Yep, they still do. I wonder what condition it's in now.
By all means, check it out again, if only for the Rick Sternbach artwork.

Yeah, a lot of it is obsolete, but there's good stuff too, and it'd be nice if some of it could live on (so to speak), instead of just death-spiralling down the memory hole.
 
^Actually, with apologies to Rick, I recall not being very fond of the ship designs in the STSC.
Yes, I recall having a similar reaction at the time. Only about a handful of designs I either liked or was borderline on. The rest had odd shapes and just didn't seem very Trek-y (even though there wasn't much to compare it to back then).

I think some of the designs have grown on me since I pulled the book out of a storage box to add information from it to Memory Beta. And for others I think I'm seeing the possibilities of giving them a more modern "facelift" than the original design as published. "There are always... possibilities."
 
After TMP, after or during your work on Cosmos?

Considering the book came out the same month as TMP premiered, and with a January 1980 publishing date, it wasn't "after TMP". ;)

Note the context. Kalan wasn't asking if it was after TMP came out, but if it was after the time Rick Sternbach spent working on TMP, which obviously would've been much earlier. Preproduction on Phase II was underway as early as mid-1977, and TMP began shooting in August '78. As an artist, Rick would've presumably been involved at a pretty early point in the process.
 
^Actually, with apologies to Rick, I recall not being very fond of the ship designs in the STSC.

Me neither. :guffaw:

Rick
I'll second what Christopher said!
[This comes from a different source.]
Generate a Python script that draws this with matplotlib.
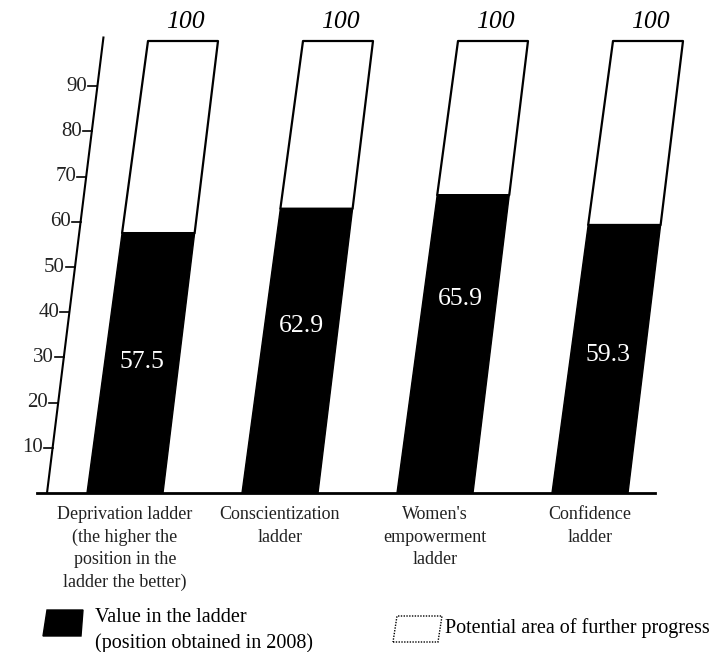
import numpy as np
import matplotlib.pyplot as plt
from matplotlib.patches import Polygon

plt.rcParams['font.family'] = ['Liberation Serif', 'DejaVu Serif']

# data
categories = ["Deprivation ladder\n(the higher the\nposition in the\nladder the better)",
              "Conscientization\nladder",
              "Women's\nempowerment\nladder",
              "Confidence\nladder"]
values = [57.5, 62.9, 65.9, 59.3]
maximum = [100, 100, 100, 100]
label_heights = [29, 37, 43, 30.5]
yticks = [10, 20, 30, 40, 50, 60, 70, 80, 90]

px = 1 / 155.0          # one pixel in category units
slant_l = 61 * px / 100  # shift of the left edge per value unit
slant_r = 55 * px / 100  # right edge leans a bit less
slant_ax = 56 * px / 100
width = 76 * px


def sheared(c, y0, y1):
    l, r = c - width / 2, c + width / 2
    return [(l + slant_l * y0, y0), (r + slant_r * y0, y0),
            (r + slant_r * y1, y1), (l + slant_l * y1, y1)]


fig = plt.figure(figsize=(7.10, 6.52), dpi=100)
ax = fig.add_axes([0, 0, 1, 1])
ax.set_xlim(-125 * px, (710 - 125) * px)
ax.set_ylim(-(652 - 493) / 4.52, 493 / 4.52)
ax.axis('off')

mid = (slant_l + slant_r) / 2
for i, (v, m) in enumerate(zip(values, maximum)):
    ax.add_patch(Polygon(sheared(i, v, m), closed=True, facecolor='white',
                         edgecolor='black', linewidth=1.6, joinstyle='round'))
    ax.add_patch(Polygon(sheared(i, 0, v), closed=True, facecolor='black',
                         edgecolor='black', linewidth=1.0))
    ax.text(i + mid * m + 2 * px, m + 4.3, f"{m}", ha='center', va='center',
            fontsize=18.5, style='italic')
    h = label_heights[i]
    ax.text(i + mid * h, h, f"{v}", ha='center', va='center',
            fontsize=18.5, color='white')
    ax.text(i, -2.9, categories[i], ha='center', va='top', fontsize=13,
            linespacing=1.42, color='#222222')

# slanted value axis
ax0 = -78 * px
ax.plot([ax0, ax0 + slant_ax * 101], [0, 101], color='black', lw=1.5,
        solid_capstyle='butt')
for t in yticks:
    xa = ax0 + slant_ax * t
    ax.plot([xa - 9 * px, xa], [t, t], color='black', lw=1.2)
    ax.text(xa - 10 * px, t, str(t), ha='right', va='center', fontsize=15,
            color='#222222')

# baseline
ax.plot([-88 * px, 530 * px], [0, 0], color='black', lw=2)

# legend
fig.patches.append(Polygon([(43, 652 - 636), (81, 652 - 636), (83, 652 - 610),
                            (47, 652 - 610)], closed=True,
                           transform=None, facecolor='black',
                           edgecolor='black'))
fig.patches.append(Polygon([(393, 652 - 642), (438, 652 - 642), (442, 652 - 616),
                            (397, 652 - 616)], closed=True,
                           transform=None, facecolor='white',
                           edgecolor='black', linestyle=(0, (1, 1)), lw=1))
fig.text(95 / 710, 1 - 617 / 652, "Value in the ladder", fontsize=14.5,
         va='center', ha='left')
fig.text(95 / 710, 1 - 643 / 652, "(position obtained in 2008)", fontsize=14.5,
         va='center', ha='left')
fig.text(445 / 710, 1 - 628 / 652, "Potential area of further progress",
         fontsize=14.5, va='center', ha='left')

fig.savefig('out.png', dpi=100)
That is one critique I'd like to hear. :techman: (or read, whatever.)

This would have been pretty early in Hollywood career, wouldn't it? After TMP, after or during your work on Cosmos?

I did some preliminary work on COSMOS in 1977 before the company moved to LA, did TMP in early-mid 1978, and then immediately moved back into COSMOS through late 1979-early 1980. The Chronology stuff was done before the movie was released, since I had access to photographs before they were made public. The book took some time to assemble and came out, I think, just after the film. Could be wrong; it's been a while.